Monte Carlo Simulation for Copula Models

Monte Carlo simulation for Copula is a methodology used to generate multivariate random variables with specific dependency structures. The Copula function itself characterizes the correlation between variables, while Monte Carlo simulation generates samples conforming to the Copula structure through random sampling techniques.

In finance, risk management, and other fields, Copula finds extensive applications in modeling dependencies among multiple random variables, particularly when their marginal distributions differ. Through Monte Carlo methods, practitioners can efficiently generate large quantities of random samples adhering to Copula structures for applications such as risk assessment and portfolio optimization. Code implementation typically involves using statistical libraries (like R's copula package or Python's SciPy) to define marginal distributions and dependency parameters.

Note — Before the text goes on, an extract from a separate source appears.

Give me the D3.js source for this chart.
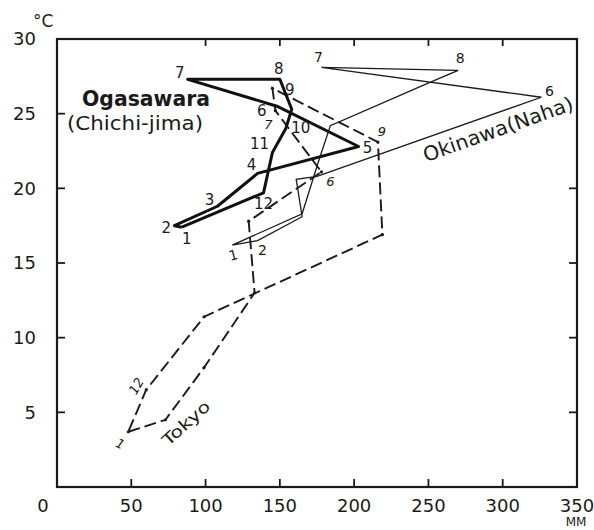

Common Copula types include Gaussian Copula, t-Copula, and Archimedean Copulas (such as Clayton, Gumbel, and Frank Copula). The Monte Carlo simulation process for these Copulas generally involves three key algorithmic steps: first determining marginal distributions (e.g., using inverse transform sampling), then generating correlated random numbers based on the Copula type (via Cholesky decomposition for elliptical Copulas or conditional distribution methods for Archimedean Copulas), and finally combining both components to form the final multivariate random variables. Practical implementations often utilize variance reduction techniques like Latin Hypercube sampling to improve convergence.

The advantage of this approach lies in its flexibility to simulate various complex dependency structures without constraints from marginal distribution forms, providing a powerful tool for multivariate analysis and risk modeling. The method's computational efficiency makes it particularly suitable for high-dimensional problems in quantitative finance.